Building on her work to protect every Native child and community from criminals seeking anonymity on their lands, Heitkamp brought then-Federal Bureau of Investigation (FBI) Director James B. Comey to Fort Berthold last spring to discuss the urgent need for a permanent federal law enforcement presence and an improved federal response on the ground in Indian Country, and is continuing to fight toward diverse solutions to combat human trafficking crimes, particularly on tribal lands.

Heitkamp is committed to addressing the comprehensive challenges Native young people face, including threats to their safety addressed at the symposium earlier this month. Last month, Heitkamp announced that her new Commission on Native Children – created by her bill that became law last October, the first piece of legislation she introduced as a U.S. senator – would be funded in the spending bill Congress passed.

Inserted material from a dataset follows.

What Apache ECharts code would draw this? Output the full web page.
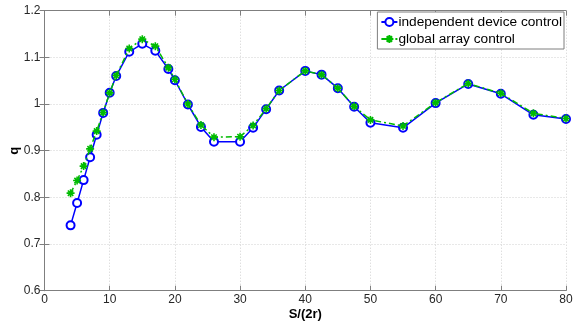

The Commission will tackle the chronic issues facing Native children – including poverty, substance abuse, and domestic violence – and offer real solutions to address them.

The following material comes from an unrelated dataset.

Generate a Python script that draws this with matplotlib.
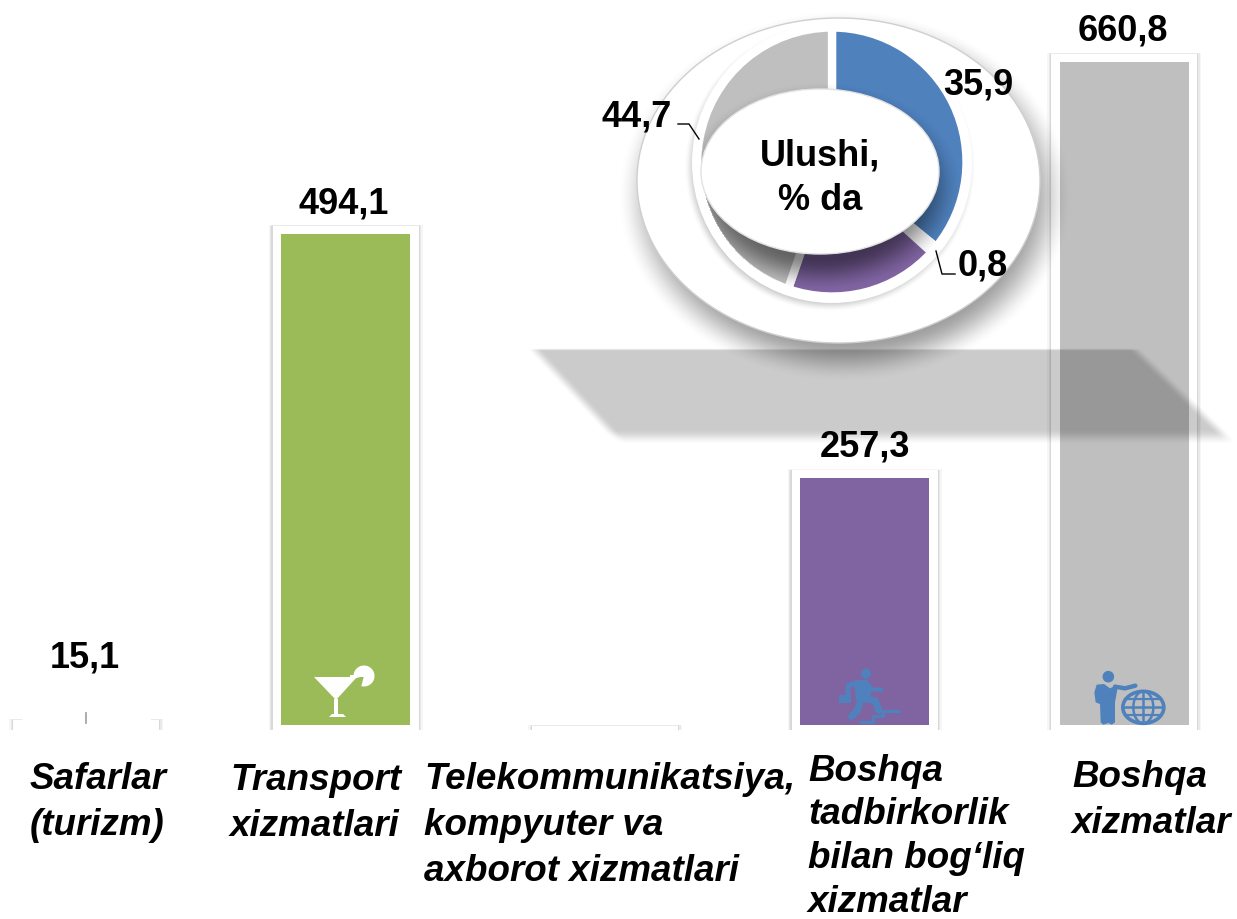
import numpy as np
import matplotlib
matplotlib.use("Agg")
import matplotlib.pyplot as plt
from matplotlib.patches import Ellipse, Polygon, Rectangle, Wedge, Circle

# ---------------- data ----------------
categories = ["Safarlar\n(turizm)", "Transport\nxizmatlari",
              "Telekommunikatsiya,\nkompyuter va\naxborot xizmatlari",
              "Boshqa\ntadbirkorlik\nbilan bog\u2018liq\nxizmatlar",
              "Boshqa\nxizmatlar"]
bar_heights = [12, 489.5, 0, 246, 660.8]      # heights as drawn in the picture
bar_labels = ["15,1", "494,1", "", "257,3", "660,8"]
bar_colors = ["#ffffff", "#9bbb59", "#ffffff", "#8064a2", "#bfbfbf"]
share_values = [35.9, 0.8, 18.6, 44.7]
share_colors = ["#4f81bd", "#d9d9d9", "#8064a2", "#bfbfbf"]
share_labels = ["35,9", "0,8", "", "44,7"]

W, H = 1237, 920
plt.rcParams["font.family"] = ["Liberation Sans", "DejaVu Sans"]
fig = plt.figure(figsize=(W / 100, H / 100), dpi=100, facecolor="white")

BASE_Y, K, STEP, X0 = 726.0, 663.0 / 660.8, 259.5, 86.0
FS = 26

# ---------------- bars ----------------
ax = fig.add_axes([0, 0, 1, 1], zorder=1)
ax.set_xlim(-X0 / STEP, (W - X0) / STEP)
ax.set_ylim(-(H - BASE_Y) / K, BASE_Y / K)
ax.axis("off")
xs = np.arange(len(categories))
frame_bottom = -5.0 / K
frame_margin = [-7, 8, -1, 8, 8]
frame_h = [h + (5.0 + m) / K for h, m in zip(bar_heights, frame_margin)]
for grow, alpha in ((4, 0.07), (2.5, 0.10), (1.2, 0.16)):
    ax.bar(xs, [f + grow * 0.25 / K for f in frame_h], width=(146 + 2 * grow) / STEP,
           bottom=frame_bottom, color="#808080", alpha=alpha, linewidth=0, zorder=1)
ax.bar(xs, frame_h, width=146 / STEP, bottom=frame_bottom, color="white", linewidth=0, zorder=2)
ax.bar(xs, bar_heights, width=129 / STEP, color=bar_colors, linewidth=0, zorder=3)
ax.plot([0, 0], [2.0 / K, 12.0 / K], color="#a6a6a6", lw=1.3, zorder=4)

# ---------------- pixel overlays ----------------
def overlay(z):
    a = fig.add_axes([0, 0, 1, 1], zorder=z)
    a.patch.set_alpha(0)
    a.axis("off")
    return a

def finish(a):
    a.set_xlim(0, W)
    a.set_ylim(H, 0)

yy, xx = np.mgrid[0:H, 0:W] + 0.5

def soft(a, alpha, z=1):
    img = np.zeros((H, W, 4))
    img[..., 3] = np.clip(alpha, 0, 1)
    a.imshow(img, extent=(0, W, H, 0), aspect="auto", interpolation="bilinear", zorder=z)

def ell_alpha(cx, cy, rx, ry, blur, peak):
    d = np.sqrt(((xx - cx) / rx) ** 2 + ((yy - cy) / ry) ** 2)
    px = (1 - d) * min(rx, ry)
    t = np.clip(px / blur + 0.5, 0, 1)
    return peak * t * t * (3 - 2 * t)

def sstep(v):
    t = np.clip(v, 0, 1)
    return t * t * (3 - 2 * t)

back = overlay(2)
# slanted floor shadow
slope_l = (612 - 530) / (438 - 350)
slope_r = (1228 - 1137) / (438 - 350)
edge_top = sstep((yy - 349) / 3)
edge_bot = sstep((446 - yy) / 16)
edge_l = sstep((xx - (526 + slope_l * (yy - 350))) * 0.73 / 12)
edge_r = sstep(((1143 + slope_r * (yy - 350)) - xx) * 0.73 / 12)
soft(back, 0.205 * edge_top * edge_bot * edge_l * edge_r)
# disc shadow
soft(back, ell_alpha(845, 197, 203, 166, 42, 0.38), 2)
back.add_patch(Ellipse((838.5, 181.5), 403, 325, fc="white", ec="#cfcfcf", lw=1, zorder=3))
# ring
soft(back, ell_alpha(830, 168, 139, 138, 14, 0.25), 4)
back.add_patch(Circle((832, 164), 140, fc="white", ec="none", zorder=5))
finish(back)

# ---------------- donut ----------------
R = 134.5
pie_ax = fig.add_axes([(832 - R) / W, 1 - (163 + R) / H, 2 * R / W, 2 * R / H], zorder=3)
pie_ax.pie(share_values, colors=share_colors, startangle=90, counterclock=False, radius=1,
           wedgeprops=dict(edgecolor="white", linewidth=6))
pie_ax.set_xlim(-1, 1)
pie_ax.set_ylim(-1, 1)
pie_ax.patch.set_alpha(0)

# ---------------- top layer ----------------
top = overlay(4)
ring_mask = np.hypot(xx - 832, yy - 163) < 131
soft(top, ell_alpha(821, 188, 118, 88, 36, 0.48) * ring_mask)
top.add_patch(Ellipse((820, 172.5), 238, 165, fc="white", ec="#e2e2e2", lw=1, zorder=3))

lab_pos = [(85, 658), (344, 204), (605, 700), (865, 447), (1123, 31)]
for (x, y), lab in zip(lab_pos, bar_labels):
    if lab:
        top.text(x, y, lab, fontsize=FS, fontweight="bold", ha="center", va="center", color="black", zorder=6)
share_pos = [(978, 85), (983, 266), (0, 0), (637, 117)]
for (x, y), lab in zip(share_pos, share_labels):
    if lab:
        top.text(x, y, lab, fontsize=FS, fontweight="bold", ha="center", va="center", color="black", zorder=6)
top.text(820, 156, "Ulushi,", fontsize=FS, fontweight="bold", ha="center", va="center", zorder=6)
top.text(820, 200, "% da", fontsize=FS, fontweight="bold", ha="center", va="center", zorder=6)
top.plot([678, 689, 699], [125, 125, 140], color="black", lw=1, zorder=6)
top.plot([936, 942, 955], [252, 275, 275], color="black", lw=1, zorder=6)

# x, baseline of the last line, line spacing
cat_pos = [(30, 835, 1.40), (230, 836, 1.40), (424, 881, 1.40), (808, 912, 1.327), (1072, 833, 1.39)]
for (x, y, ls), lab in zip(cat_pos, categories):
    top.text(x, y, lab, fontsize=26.5, fontweight="bold", fontstyle="italic", ha="left", va="baseline",
             linespacing=ls, color="black", zorder=6)

# ---------------- icons ----------------
WHITE = "white"
top.add_patch(Polygon([(314, 678), (357, 678), (336, 701)], fc=WHITE, ec="none", zorder=5))
top.add_patch(Rectangle((334, 700), 3.5, 16, fc=WHITE, ec="none", zorder=5))
top.add_patch(Polygon([(329, 718), (346, 718), (343, 715), (332, 715)], fc=WHITE, ec="none", zorder=5))
top.add_patch(Wedge((364, 677), 10.5, 165, 465, fc=WHITE, ec="none", zorder=5))
top.plot([351, 364], [676.5, 676.5], color=WHITE, lw=1.4, zorder=5)

BLUE = "#4f81bd"
def z3(p):
    return [(780 + a / 3.0, 640 + b / 3.0) for a, b in p]
def zl(p, lw):
    q = np.array(z3(p))
    top.plot(q[:, 0], q[:, 1], color=BLUE, lw=lw, solid_capstyle="round", solid_joinstyle="round", zorder=5)

# runner
top.add_patch(Circle(z3([(258, 104)])[0], 5, fc=BLUE, ec="none", zorder=5))
top.add_patch(Polygon(z3([(222, 125), (262, 122), (275, 150), (268, 190), (228, 185)]), fc=BLUE, ec="none", zorder=5))
zl([(232, 130), (205, 140), (203, 170)], 3.6)
zl([(262, 135), (278, 152), (305, 152)], 3.0)
zl([(240, 178), (285, 185), (297, 215)], 5)
zl([(240, 190), (232, 215), (215, 232)], 5)
top.add_patch(Rectangle(z3([(178, 168)])[0], 12, 8, fc=BLUE, ec="none", zorder=5))
zl([(240, 250), (278, 250), (278, 232), (310, 232), (310, 216), (358, 216)], 2.2)

# businessman & globe
top.add_patch(Circle(z3([(985, 113)])[0], 5.8, fc=BLUE, ec="none", zorder=5))
top.add_patch(Polygon(z3([(950, 137), (972, 135), (990, 148), (1010, 138), (1012, 152), (1005, 190), (1005, 250),
                          (995, 257), (985, 252), (970, 257), (962, 250), (960, 195), (947, 190), (943, 160)]),
                      fc=BLUE, ec="none", zorder=5))
zl([(1005, 143), (1035, 148), (1066, 140)], 3.2)
gc = z3([(1090, 205)])[0]
top.add_patch(Ellipse(gc, 41, 32, fc="none", ec=BLUE, lw=2.6, zorder=5))
top.add_patch(Ellipse(gc, 20, 32, fc="none", ec=BLUE, lw=1.8, zorder=5))
top.plot([gc[0], gc[0]], [gc[1] - 16, gc[1] + 16], color=BLUE, lw=1.8, zorder=5)
top.plot([gc[0] - 20, gc[0] + 20], [gc[1], gc[1]], color=BLUE, lw=1.8, zorder=5)
top.plot([gc[0] - 18, gc[0] + 18], [gc[1] - 8, gc[1] - 8], color=BLUE, lw=1.6, zorder=5)
top.plot([gc[0] - 18, gc[0] + 18], [gc[1] + 8, gc[1] + 8], color=BLUE, lw=1.6, zorder=5)

finish(top)
fig.savefig("out.png", dpi=100, facecolor="white")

For months, Heitkamp has been pressing President Trump, members of his Administration’s Cabinet, and U.S. Senate Majority Leader Mitch McConnell to quickly appoint members to the 11-member Commission comprised of individuals specializing in juvenile justice, social work, as well as mental and physical health. So far, Dr. Tami DeCoteau of Bismarck, Russ McDonald of Bismarck’s United Tribes Technical College, Anita Fineday of the Casey Family Programs’ Indian Child Welfare Program, as well as Carlyle Begay of Arizona and Melody Staebner of Fargo have been appointed to serve on the Commission.

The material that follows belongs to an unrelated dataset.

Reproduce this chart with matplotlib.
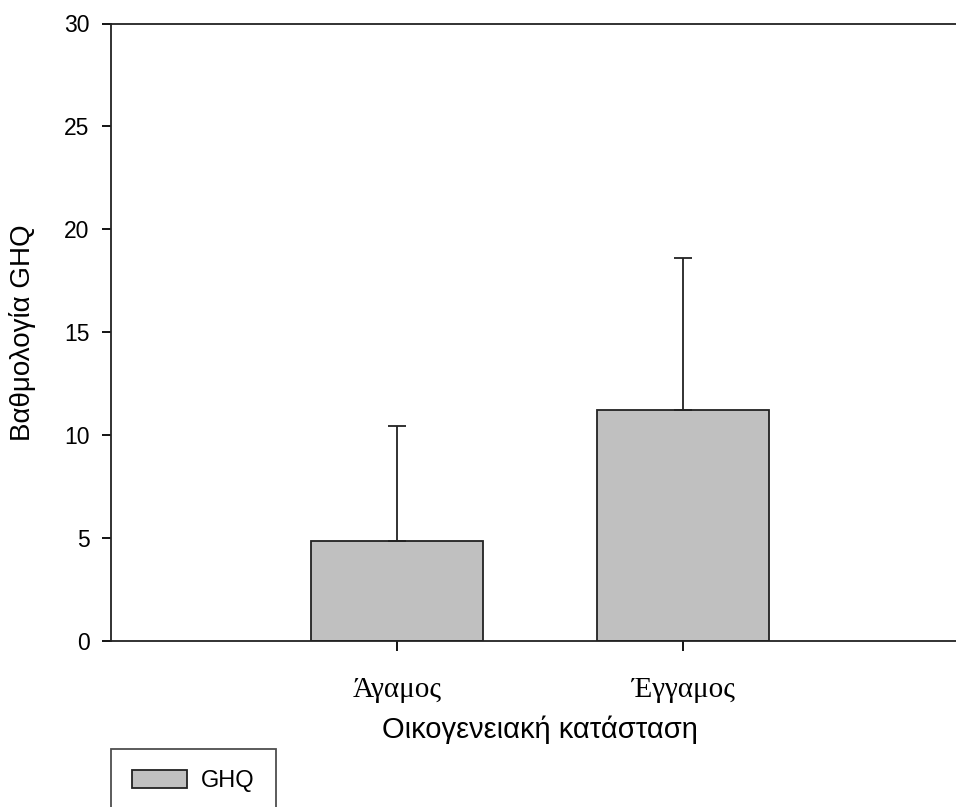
import matplotlib.pyplot as plt
import numpy as np

categories = ['Άγαμος', 'Έγγαμος']
means = [4.86, 11.22]
sd = [5.59, 7.39]
series_name = 'GHQ'

fig = plt.figure(figsize=(9.56, 8.07), dpi=100)
ax = fig.add_axes([111/956, 166/807, 858/956, 617.5/807])

x = np.arange(len(categories))
ax.bar(x, means, width=0.6, color='#c0c0c0', edgecolor='#222222', linewidth=1.3,
       label=series_name, zorder=2)
ax.errorbar(x, means, yerr=[np.zeros(len(sd)), sd], fmt='none', ecolor='#222222',
            elinewidth=1.3, capsize=6.8, capthick=1.3, zorder=3)

ax.set_xlim(-1, 2)
ax.set_ylim(0, 30)
ax.set_yticks([0, 5, 10, 15, 20, 25, 30])
ax.set_xticks(x)
ax.set_xticklabels(categories, fontfamily='Liberation Serif', fontsize=21)
for lab in ax.get_yticklabels():
    lab.set_fontfamily('Liberation Sans')
    lab.set_fontsize(16.5)

for s in ax.spines.values():
    s.set_linewidth(1.3)
    s.set_color('#222222')
ax.tick_params(axis='y', direction='out', length=6.5, width=1.3, pad=9)
ax.tick_params(axis='x', direction='out', length=7, width=1.3, pad=19)

ax.set_xlabel('Οικογενειακή κατάσταση', fontfamily='Liberation Sans', fontsize=21, labelpad=9)
ax.set_ylabel('Βαθμολογία GHQ', fontfamily='Liberation Sans', fontsize=20, labelpad=20)

leg = fig.legend(loc='upper left', bbox_to_anchor=(111/956, 1 - 749/807),
                 frameon=True, fancybox=False, edgecolor='#222222', borderpad=0.9,
                 handlelength=2.3, handleheight=0.8, handletextpad=0.6, borderaxespad=0,
                 prop={'family': 'Liberation Sans', 'size': 17})
leg.get_frame().set_linewidth(1.3)

fig.savefig('out.png', dpi=100)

As part of her efforts to protect Native young people as well as North Dakota’s broader communities, Heitkamp has become a leader in the U.S. Senate in the fight against human trafficking. In September 2013, Heitkamp led an initial hearing to sound the alarm on the prevalence of human trafficking right in our own backyard, including in North Dakota. Since then, Heitkamp has been an integral player in the legislative charge for action to fight human trafficking, playing a key role in passing in the U.S. Senate’s bipartisan legislation. Now law, the bill includes stricter punishments against traffickers who transport victims across state lines, and legal protections from her Safe Harbor bill to make sure victims are not treated as criminals. In addition to introducing bipartisan legislation to give health care providers – including doctors, nurses, and social workers – training to help identify and protect victims of human trafficking, Heitkamp is continuing to push the Senate protect runaway and homeless youth, some of the most susceptible targets of human traffickers, and successfully secured landmark anti-human trafficking protections for children in schools in the No Child Left Behind reform legislation.